■ **INSTRUCTIONS TO FOLLOW**:
Retype the opening lines of the data exactly, stopping after the line that contains "type Pt = [number, number, number];". Skip every picture.
[MATERIAL PROVIDED start]
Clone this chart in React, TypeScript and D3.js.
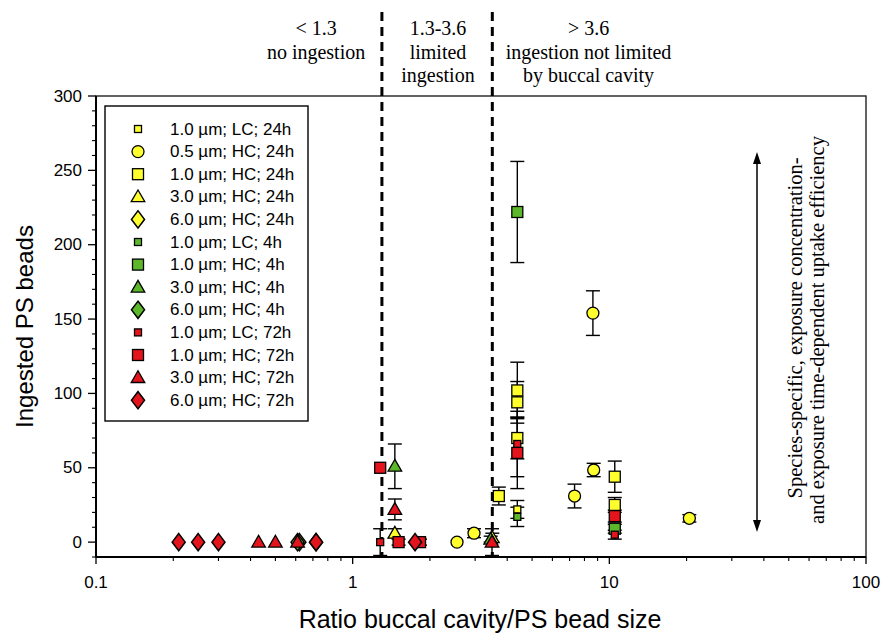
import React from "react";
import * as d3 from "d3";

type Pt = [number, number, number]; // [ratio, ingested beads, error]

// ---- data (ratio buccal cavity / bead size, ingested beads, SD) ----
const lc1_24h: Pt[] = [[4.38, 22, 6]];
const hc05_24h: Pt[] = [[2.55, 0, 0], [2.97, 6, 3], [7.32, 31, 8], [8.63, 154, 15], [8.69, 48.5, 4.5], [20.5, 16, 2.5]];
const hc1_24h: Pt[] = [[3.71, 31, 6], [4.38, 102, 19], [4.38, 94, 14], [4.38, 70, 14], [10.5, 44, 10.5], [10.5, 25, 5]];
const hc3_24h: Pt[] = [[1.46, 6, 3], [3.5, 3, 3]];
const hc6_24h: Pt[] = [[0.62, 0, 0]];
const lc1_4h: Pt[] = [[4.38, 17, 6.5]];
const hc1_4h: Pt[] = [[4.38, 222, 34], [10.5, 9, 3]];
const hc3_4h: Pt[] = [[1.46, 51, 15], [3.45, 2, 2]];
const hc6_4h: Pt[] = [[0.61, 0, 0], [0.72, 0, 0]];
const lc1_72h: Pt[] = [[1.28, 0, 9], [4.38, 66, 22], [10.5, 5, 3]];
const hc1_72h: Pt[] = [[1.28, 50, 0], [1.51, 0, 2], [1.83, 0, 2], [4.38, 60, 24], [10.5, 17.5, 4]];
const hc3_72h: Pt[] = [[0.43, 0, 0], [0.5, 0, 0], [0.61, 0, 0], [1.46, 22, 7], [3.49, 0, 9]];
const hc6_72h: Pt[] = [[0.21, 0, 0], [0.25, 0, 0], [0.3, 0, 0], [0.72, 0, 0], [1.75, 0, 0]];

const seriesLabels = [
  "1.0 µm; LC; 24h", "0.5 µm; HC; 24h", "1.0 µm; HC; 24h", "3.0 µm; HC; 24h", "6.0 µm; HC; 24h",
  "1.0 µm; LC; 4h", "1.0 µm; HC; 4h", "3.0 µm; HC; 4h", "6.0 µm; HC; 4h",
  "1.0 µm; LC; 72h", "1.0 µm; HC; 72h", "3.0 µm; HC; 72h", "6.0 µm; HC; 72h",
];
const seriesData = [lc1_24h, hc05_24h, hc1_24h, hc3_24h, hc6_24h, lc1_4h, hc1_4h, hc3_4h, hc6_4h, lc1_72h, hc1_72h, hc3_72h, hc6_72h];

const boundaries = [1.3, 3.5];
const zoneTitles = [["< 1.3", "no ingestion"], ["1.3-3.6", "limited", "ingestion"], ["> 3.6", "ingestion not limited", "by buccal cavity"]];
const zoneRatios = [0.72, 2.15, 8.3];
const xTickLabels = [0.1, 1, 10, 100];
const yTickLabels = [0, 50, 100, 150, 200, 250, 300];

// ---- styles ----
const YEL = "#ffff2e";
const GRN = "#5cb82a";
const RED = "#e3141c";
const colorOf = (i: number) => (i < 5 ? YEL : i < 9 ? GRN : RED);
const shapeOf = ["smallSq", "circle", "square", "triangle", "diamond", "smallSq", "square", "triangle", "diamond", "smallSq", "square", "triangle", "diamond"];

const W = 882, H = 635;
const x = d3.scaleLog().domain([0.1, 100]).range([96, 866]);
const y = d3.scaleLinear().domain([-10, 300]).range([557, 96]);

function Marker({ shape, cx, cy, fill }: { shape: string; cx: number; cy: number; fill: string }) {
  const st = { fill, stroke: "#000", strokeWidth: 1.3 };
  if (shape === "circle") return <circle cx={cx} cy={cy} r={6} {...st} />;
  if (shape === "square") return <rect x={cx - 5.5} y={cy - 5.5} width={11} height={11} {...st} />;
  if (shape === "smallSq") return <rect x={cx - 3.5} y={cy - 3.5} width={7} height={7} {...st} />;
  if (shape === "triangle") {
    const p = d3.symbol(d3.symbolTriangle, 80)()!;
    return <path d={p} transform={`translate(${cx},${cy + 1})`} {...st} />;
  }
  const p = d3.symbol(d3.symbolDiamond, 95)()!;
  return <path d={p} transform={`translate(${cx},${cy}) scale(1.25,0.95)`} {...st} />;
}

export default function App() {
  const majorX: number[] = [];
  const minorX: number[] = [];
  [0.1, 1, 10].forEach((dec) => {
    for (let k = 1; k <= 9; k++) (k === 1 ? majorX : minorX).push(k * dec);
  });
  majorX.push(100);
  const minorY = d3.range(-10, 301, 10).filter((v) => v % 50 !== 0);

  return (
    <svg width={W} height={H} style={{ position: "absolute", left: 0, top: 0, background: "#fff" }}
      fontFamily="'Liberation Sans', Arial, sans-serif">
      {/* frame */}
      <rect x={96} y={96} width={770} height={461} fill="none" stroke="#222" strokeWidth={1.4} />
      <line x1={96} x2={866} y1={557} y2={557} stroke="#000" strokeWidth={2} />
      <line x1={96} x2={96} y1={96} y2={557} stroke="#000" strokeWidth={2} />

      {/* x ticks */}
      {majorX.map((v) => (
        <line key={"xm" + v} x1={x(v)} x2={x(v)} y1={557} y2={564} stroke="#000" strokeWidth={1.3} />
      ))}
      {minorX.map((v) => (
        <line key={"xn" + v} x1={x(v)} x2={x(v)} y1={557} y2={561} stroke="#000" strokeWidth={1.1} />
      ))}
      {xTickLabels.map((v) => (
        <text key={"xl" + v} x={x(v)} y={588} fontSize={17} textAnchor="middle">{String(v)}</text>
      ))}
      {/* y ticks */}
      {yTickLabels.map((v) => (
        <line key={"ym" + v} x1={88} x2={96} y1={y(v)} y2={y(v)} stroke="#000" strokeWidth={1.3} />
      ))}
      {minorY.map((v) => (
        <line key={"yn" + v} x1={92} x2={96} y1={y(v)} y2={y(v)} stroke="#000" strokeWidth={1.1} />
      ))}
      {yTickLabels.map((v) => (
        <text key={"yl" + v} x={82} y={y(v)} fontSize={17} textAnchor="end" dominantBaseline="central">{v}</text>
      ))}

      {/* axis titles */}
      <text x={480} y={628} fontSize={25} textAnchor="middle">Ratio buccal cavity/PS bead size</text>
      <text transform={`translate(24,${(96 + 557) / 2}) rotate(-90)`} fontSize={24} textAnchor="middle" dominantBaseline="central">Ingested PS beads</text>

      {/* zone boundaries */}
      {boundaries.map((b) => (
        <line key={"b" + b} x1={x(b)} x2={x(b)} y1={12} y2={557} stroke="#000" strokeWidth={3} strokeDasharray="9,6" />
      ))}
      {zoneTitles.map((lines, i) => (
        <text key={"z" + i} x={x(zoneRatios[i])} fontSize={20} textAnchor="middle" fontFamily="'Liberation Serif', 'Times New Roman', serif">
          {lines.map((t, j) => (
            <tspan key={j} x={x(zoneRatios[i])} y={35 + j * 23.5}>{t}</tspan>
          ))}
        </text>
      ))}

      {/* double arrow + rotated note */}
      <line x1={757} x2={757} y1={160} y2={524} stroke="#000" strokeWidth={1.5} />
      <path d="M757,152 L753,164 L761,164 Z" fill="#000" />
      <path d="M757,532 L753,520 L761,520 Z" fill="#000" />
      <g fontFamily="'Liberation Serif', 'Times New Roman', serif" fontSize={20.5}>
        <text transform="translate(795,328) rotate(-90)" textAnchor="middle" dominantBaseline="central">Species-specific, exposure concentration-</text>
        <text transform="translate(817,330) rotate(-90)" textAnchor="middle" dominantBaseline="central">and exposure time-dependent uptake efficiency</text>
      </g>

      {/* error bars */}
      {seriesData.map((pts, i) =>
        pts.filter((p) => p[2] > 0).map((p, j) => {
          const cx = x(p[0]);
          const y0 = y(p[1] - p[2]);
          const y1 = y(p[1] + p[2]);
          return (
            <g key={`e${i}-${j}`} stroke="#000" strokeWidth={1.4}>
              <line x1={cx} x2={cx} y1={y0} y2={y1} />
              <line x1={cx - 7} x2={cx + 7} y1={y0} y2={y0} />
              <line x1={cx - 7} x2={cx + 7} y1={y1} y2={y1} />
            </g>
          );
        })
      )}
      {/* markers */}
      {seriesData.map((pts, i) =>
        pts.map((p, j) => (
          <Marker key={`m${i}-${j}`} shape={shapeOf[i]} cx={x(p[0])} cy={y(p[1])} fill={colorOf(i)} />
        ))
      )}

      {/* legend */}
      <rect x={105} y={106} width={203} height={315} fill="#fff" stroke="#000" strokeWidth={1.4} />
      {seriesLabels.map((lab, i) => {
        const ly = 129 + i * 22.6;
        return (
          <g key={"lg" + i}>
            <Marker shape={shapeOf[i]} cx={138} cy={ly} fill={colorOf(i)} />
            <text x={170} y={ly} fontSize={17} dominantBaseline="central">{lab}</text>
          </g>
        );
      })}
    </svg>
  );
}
[MATERIAL PROVIDED end]
■ **SOLUTION FOR THIS PROBLEM**:
Clone this chart in React, TypeScript and D3.js.
import React from "react";
import * as d3 from "d3";

type Pt = [number, number, number]; // [ratio, ingested beads, error]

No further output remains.